:: COLLECTED DATA ::
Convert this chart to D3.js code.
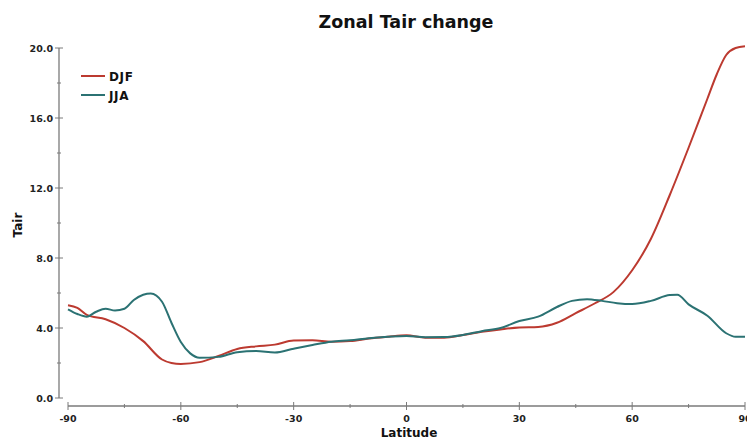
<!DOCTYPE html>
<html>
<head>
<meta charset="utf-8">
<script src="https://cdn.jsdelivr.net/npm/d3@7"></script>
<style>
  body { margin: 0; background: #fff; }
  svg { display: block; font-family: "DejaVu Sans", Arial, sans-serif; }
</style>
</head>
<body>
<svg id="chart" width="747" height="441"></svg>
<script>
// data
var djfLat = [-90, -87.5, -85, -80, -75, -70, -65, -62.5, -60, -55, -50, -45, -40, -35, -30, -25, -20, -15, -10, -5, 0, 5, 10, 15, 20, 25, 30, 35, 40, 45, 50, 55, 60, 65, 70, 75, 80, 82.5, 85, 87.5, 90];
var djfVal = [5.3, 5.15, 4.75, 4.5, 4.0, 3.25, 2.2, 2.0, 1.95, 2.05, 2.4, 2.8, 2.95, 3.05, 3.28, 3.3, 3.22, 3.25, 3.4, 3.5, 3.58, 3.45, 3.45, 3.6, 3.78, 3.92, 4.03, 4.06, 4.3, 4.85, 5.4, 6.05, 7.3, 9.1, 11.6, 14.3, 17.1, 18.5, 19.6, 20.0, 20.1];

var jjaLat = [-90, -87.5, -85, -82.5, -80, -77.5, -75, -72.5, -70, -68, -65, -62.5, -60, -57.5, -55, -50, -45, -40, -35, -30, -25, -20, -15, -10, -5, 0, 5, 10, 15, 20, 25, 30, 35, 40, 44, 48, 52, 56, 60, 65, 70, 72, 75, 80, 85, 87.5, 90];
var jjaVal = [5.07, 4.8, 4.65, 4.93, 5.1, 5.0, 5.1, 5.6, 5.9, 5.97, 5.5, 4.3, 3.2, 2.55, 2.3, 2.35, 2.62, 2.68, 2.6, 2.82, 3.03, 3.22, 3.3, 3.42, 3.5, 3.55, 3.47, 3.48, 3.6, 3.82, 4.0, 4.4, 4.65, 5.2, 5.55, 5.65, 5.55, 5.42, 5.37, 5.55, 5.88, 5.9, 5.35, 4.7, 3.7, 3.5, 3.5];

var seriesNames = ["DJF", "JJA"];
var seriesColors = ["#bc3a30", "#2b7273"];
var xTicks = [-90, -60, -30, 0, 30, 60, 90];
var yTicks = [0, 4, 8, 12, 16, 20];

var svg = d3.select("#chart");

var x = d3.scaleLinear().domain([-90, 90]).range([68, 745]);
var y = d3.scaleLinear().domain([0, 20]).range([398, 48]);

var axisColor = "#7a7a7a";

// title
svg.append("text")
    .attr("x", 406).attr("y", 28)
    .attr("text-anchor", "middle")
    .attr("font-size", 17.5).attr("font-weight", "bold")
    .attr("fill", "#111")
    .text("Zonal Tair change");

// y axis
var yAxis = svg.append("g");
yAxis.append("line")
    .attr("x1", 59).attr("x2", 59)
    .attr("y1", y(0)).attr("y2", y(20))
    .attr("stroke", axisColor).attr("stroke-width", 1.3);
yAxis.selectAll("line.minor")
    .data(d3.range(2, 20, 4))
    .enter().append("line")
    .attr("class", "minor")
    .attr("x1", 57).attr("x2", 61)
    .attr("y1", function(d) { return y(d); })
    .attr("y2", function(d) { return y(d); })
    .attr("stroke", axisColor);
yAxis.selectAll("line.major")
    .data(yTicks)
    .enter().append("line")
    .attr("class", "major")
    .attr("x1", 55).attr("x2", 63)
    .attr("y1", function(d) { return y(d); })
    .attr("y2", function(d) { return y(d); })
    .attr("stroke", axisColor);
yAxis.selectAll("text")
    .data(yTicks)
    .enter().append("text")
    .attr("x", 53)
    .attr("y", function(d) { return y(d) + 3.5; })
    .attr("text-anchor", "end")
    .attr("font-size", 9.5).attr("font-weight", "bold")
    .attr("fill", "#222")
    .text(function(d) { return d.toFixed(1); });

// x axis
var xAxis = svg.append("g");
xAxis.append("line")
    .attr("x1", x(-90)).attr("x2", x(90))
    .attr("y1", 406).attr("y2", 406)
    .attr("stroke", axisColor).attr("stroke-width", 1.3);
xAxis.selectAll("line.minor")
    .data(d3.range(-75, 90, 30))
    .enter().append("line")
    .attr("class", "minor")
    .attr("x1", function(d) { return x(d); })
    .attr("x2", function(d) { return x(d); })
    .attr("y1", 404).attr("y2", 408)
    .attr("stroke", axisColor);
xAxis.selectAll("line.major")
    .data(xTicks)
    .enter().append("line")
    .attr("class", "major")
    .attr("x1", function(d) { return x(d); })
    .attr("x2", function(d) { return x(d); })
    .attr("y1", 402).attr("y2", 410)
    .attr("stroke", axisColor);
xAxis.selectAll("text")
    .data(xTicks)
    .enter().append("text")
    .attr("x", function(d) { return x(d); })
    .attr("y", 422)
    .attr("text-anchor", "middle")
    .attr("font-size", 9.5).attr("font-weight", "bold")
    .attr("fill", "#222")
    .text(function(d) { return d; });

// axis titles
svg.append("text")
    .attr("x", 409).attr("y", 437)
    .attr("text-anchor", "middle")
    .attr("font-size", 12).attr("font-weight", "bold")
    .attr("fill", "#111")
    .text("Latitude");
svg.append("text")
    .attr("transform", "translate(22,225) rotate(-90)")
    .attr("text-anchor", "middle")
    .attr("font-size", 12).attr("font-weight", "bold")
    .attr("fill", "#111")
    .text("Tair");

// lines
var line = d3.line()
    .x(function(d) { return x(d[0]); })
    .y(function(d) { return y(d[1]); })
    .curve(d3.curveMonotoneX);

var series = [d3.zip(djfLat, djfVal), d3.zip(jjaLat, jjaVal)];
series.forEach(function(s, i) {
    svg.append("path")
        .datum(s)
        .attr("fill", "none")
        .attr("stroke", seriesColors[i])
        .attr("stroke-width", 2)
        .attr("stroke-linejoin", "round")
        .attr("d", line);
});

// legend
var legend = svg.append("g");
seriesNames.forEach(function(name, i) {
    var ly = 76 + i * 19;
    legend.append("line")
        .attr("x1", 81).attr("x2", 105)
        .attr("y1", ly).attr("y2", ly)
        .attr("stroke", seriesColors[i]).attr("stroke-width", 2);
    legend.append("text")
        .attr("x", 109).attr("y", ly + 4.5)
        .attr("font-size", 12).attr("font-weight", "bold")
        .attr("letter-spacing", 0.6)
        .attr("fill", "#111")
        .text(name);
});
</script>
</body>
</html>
:::
- [OBJECTIVE]: Without the pictures, print the whole listing exactly as given.

- [COMPLETED EXERCISE]:
Convert this chart to D3.js code.
<!DOCTYPE html>
<html>
<head>
<meta charset="utf-8">
<script src="https://cdn.jsdelivr.net/npm/d3@7"></script>
<style>
  body { margin: 0; background: #fff; }
  svg { display: block; font-family: "DejaVu Sans", Arial, sans-serif; }
</style>
</head>
<body>
<svg id="chart" width="747" height="441"></svg>
<script>
// data
var djfLat = [-90, -87.5, -85, -80, -75, -70, -65, -62.5, -60, -55, -50, -45, -40, -35, -30, -25, -20, -15, -10, -5, 0, 5, 10, 15, 20, 25, 30, 35, 40, 45, 50, 55, 60, 65, 70, 75, 80, 82.5, 85, 87.5, 90];
var djfVal = [5.3, 5.15, 4.75, 4.5, 4.0, 3.25, 2.2, 2.0, 1.95, 2.05, 2.4, 2.8, 2.95, 3.05, 3.28, 3.3, 3.22, 3.25, 3.4, 3.5, 3.58, 3.45, 3.45, 3.6, 3.78, 3.92, 4.03, 4.06, 4.3, 4.85, 5.4, 6.05, 7.3, 9.1, 11.6, 14.3, 17.1, 18.5, 19.6, 20.0, 20.1];

var jjaLat = [-90, -87.5, -85, -82.5, -80, -77.5, -75, -72.5, -70, -68, -65, -62.5, -60, -57.5, -55, -50, -45, -40, -35, -30, -25, -20, -15, -10, -5, 0, 5, 10, 15, 20, 25, 30, 35, 40, 44, 48, 52, 56, 60, 65, 70, 72, 75, 80, 85, 87.5, 90];
var jjaVal = [5.07, 4.8, 4.65, 4.93, 5.1, 5.0, 5.1, 5.6, 5.9, 5.97, 5.5, 4.3, 3.2, 2.55, 2.3, 2.35, 2.62, 2.68, 2.6, 2.82, 3.03, 3.22, 3.3, 3.42, 3.5, 3.55, 3.47, 3.48, 3.6, 3.82, 4.0, 4.4, 4.65, 5.2, 5.55, 5.65, 5.55, 5.42, 5.37, 5.55, 5.88, 5.9, 5.35, 4.7, 3.7, 3.5, 3.5];

var seriesNames = ["DJF", "JJA"];
var seriesColors = ["#bc3a30", "#2b7273"];
var xTicks = [-90, -60, -30, 0, 30, 60, 90];
var yTicks = [0, 4, 8, 12, 16, 20];

var svg = d3.select("#chart");

var x = d3.scaleLinear().domain([-90, 90]).range([68, 745]);
var y = d3.scaleLinear().domain([0, 20]).range([398, 48]);

var axisColor = "#7a7a7a";

// title
svg.append("text")
    .attr("x", 406).attr("y", 28)
    .attr("text-anchor", "middle")
    .attr("font-size", 17.5).attr("font-weight", "bold")
    .attr("fill", "#111")
    .text("Zonal Tair change");

// y axis
var yAxis = svg.append("g");
yAxis.append("line")
    .attr("x1", 59).attr("x2", 59)
    .attr("y1", y(0)).attr("y2", y(20))
    .attr("stroke", axisColor).attr("stroke-width", 1.3);
yAxis.selectAll("line.minor")
    .data(d3.range(2, 20, 4))
    .enter().append("line")
    .attr("class", "minor")
    .attr("x1", 57).attr("x2", 61)
    .attr("y1", function(d) { return y(d); })
    .attr("y2", function(d) { return y(d); })
    .attr("stroke", axisColor);
yAxis.selectAll("line.major")
    .data(yTicks)
    .enter().append("line")
    .attr("class", "major")
    .attr("x1", 55).attr("x2", 63)
    .attr("y1", function(d) { return y(d); })
    .attr("y2", function(d) { return y(d); })
    .attr("stroke", axisColor);
yAxis.selectAll("text")
    .data(yTicks)
    .enter().append("text")
    .attr("x", 53)
    .attr("y", function(d) { return y(d) + 3.5; })
    .attr("text-anchor", "end")
    .attr("font-size", 9.5).attr("font-weight", "bold")
    .attr("fill", "#222")
    .text(function(d) { return d.toFixed(1); });

// x axis
var xAxis = svg.append("g");
xAxis.append("line")
    .attr("x1", x(-90)).attr("x2", x(90))
    .attr("y1", 406).attr("y2", 406)
    .attr("stroke", axisColor).attr("stroke-width", 1.3);
xAxis.selectAll("line.minor")
    .data(d3.range(-75, 90, 30))
    .enter().append("line")
    .attr("class", "minor")
    .attr("x1", function(d) { return x(d); })
    .attr("x2", function(d) { return x(d); })
    .attr("y1", 404).attr("y2", 408)
    .attr("stroke", axisColor);
xAxis.selectAll("line.major")
    .data(xTicks)
    .enter().append("line")
    .attr("class", "major")
    .attr("x1", function(d) { return x(d); })
    .attr("x2", function(d) { return x(d); })
    .attr("y1", 402).attr("y2", 410)
    .attr("stroke", axisColor);
xAxis.selectAll("text")
    .data(xTicks)
    .enter().append("text")
    .attr("x", function(d) { return x(d); })
    .attr("y", 422)
    .attr("text-anchor", "middle")
    .attr("font-size", 9.5).attr("font-weight", "bold")
    .attr("fill", "#222")
    .text(function(d) { return d; });

// axis titles
svg.append("text")
    .attr("x", 409).attr("y", 437)
    .attr("text-anchor", "middle")
    .attr("font-size", 12).attr("font-weight", "bold")
    .attr("fill", "#111")
    .text("Latitude");
svg.append("text")
    .attr("transform", "translate(22,225) rotate(-90)")
    .attr("text-anchor", "middle")
    .attr("font-size", 12).attr("font-weight", "bold")
    .attr("fill", "#111")
    .text("Tair");

// lines
var line = d3.line()
    .x(function(d) { return x(d[0]); })
    .y(function(d) { return y(d[1]); })
    .curve(d3.curveMonotoneX);

var series = [d3.zip(djfLat, djfVal), d3.zip(jjaLat, jjaVal)];
series.forEach(function(s, i) {
    svg.append("path")
        .datum(s)
        .attr("fill", "none")
        .attr("stroke", seriesColors[i])
        .attr("stroke-width", 2)
        .attr("stroke-linejoin", "round")
        .attr("d", line);
});

// legend
var legend = svg.append("g");
seriesNames.forEach(function(name, i) {
    var ly = 76 + i * 19;
    legend.append("line")
        .attr("x1", 81).attr("x2", 105)
        .attr("y1", ly).attr("y2", ly)
        .attr("stroke", seriesColors[i]).attr("stroke-width", 2);
    legend.append("text")
        .attr("x", 109).attr("y", ly + 4.5)
        .attr("font-size", 12).attr("font-weight", "bold")
        .attr("letter-spacing", 0.6)
        .attr("fill", "#111")
        .text(name);
});
</script>
</body>
</html>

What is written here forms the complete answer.